Por eso, que se celebre el Bicentenario de la Patria es también ocasión para hacer una informal biografía memoriosa de la Plaza, un recorrido por sus pisoteados canteros, su barro primigenio, sus fuentes bautismales, su viejo cielo encapotado de otoño triunfal con escarapelas, su triste cielo de invierno rajado de arriba a abajo por bombas zumbadoras, sus sucesivos balcones de festejo y de vergüenza.

La Plaza ha sido y es un espacio vivo, saludablemente maltratado por el uso y el abuso de todos lo que lo sienten suyo. Porque lo es. Nada más repartido que lo inapropiable. Desordenémosla, vayamos cada vez a ver qué pasa y qué somos capaces de hacer pasar. Hasta que se repartan mejor otras cosas, siempre nos queda la Plaza, domicilio de la democracia y de la aventura política, como el espacio de emergencia cuando los otros lugares más o menos mediáticos se convierten en no lugares.

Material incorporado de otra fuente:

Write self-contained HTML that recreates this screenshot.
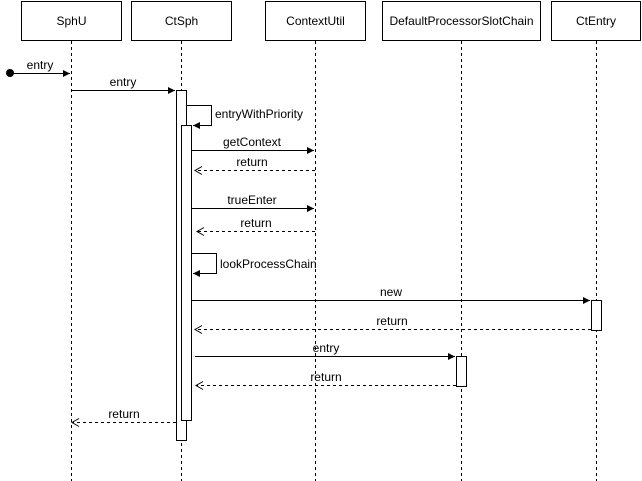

La Plaza aplaza a los mentirosos, caga de miedo a los impresentables de pantalla constante, abandona a los traidores, es la pizza segmentada a repartir, el foro desaforado para opinar, la cancha donde se ven los pingos, la tribuna que corea y el arrullo que entona la canción –la más hermosa música– de los placeros confesos y culpables de alboroto popular, enfermos de amor sin barreras ni vallas protectoras.

Todo para que la Patria, con la Plaza llena, pueda descansar al fin, soñar y soñarse en un sueño pleno y sin orillas que nos incluya a todos.